Troubleshooting Common Compliance Challenges
Follow-up Question: "What usually goes wrong during implementation?"
Even with the best intentions, compliance initiatives fail. Here are the most common pitfalls and how to solve them.
The "Data Overload" Trap
Problem: You create a checklist with 50 items for a daily inspection. Technicians get "alert fatigue" and start clicking "Pass" without looking. Solution: Simplify. Differentiate between a "Daily Visual Check" (5 items) and a "Monthly Deep Audit" (50 items). Only ask for data that you actually intend to analyze.
The "Siloed" Information
Problem: Maintenance has the records, but the EHS team can't see them. When the auditor asks EHS for proof, they can't find it. Solution: Use a centralized platform where EHS, Operations, and Maintenance share a single source of truth.

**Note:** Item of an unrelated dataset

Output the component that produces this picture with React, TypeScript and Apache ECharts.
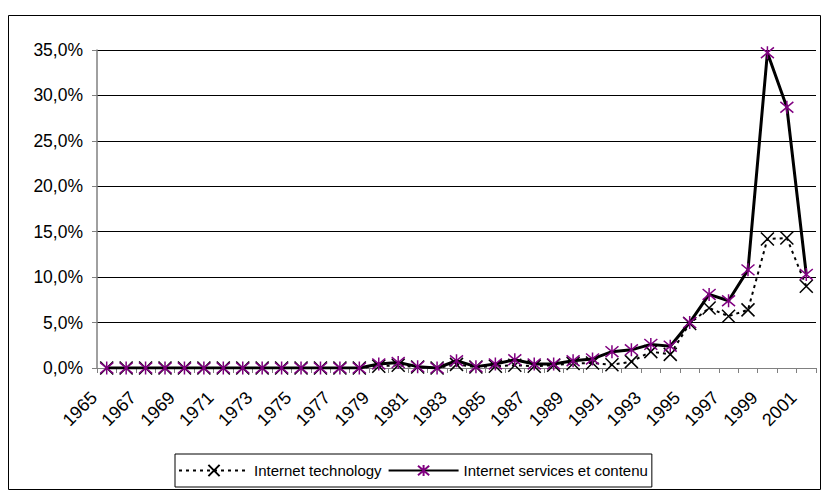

The "Exception" Management
Problem: A technician finds a non-compliant asset (e.g., a fire extinguisher with low pressure), notes it, but the system doesn't trigger a corrective action. Solution: Configure your software to automatically generate a high-priority "Corrective Work Order" whenever a safety-critical inspection fails. This ensures the loop is closed.
Conclusion: Compliance as a Culture, Not a Checklist
Ultimately, the meaning of compliance in an industrial setting is a reflection of your culture. It answers the question: "What do we do when no one is watching?"
If compliance is treated as a bureaucratic hurdle, your team will find ways to bypass it. But if it is framed as an Operational Shield—a tool that keeps them safe, keeps the plant running, and proves the quality of their work—it becomes an integral part of operations.
In 2026, the tools exist to make compliance automatic, invisible, and irrefutable. The transition from paper to digital, and from reactive to predictive, is not just about avoiding fines. It is about building a resilient, world-class operation where "audit-ready" is the default state, not a panic-induced scramble.
Start by auditing your current "Proof Gap." If an inspector walked in today, could you prove the safety of your critical assets in under 15 minutes? If the answer is no, it’s time to redefine what compliance means for your facility.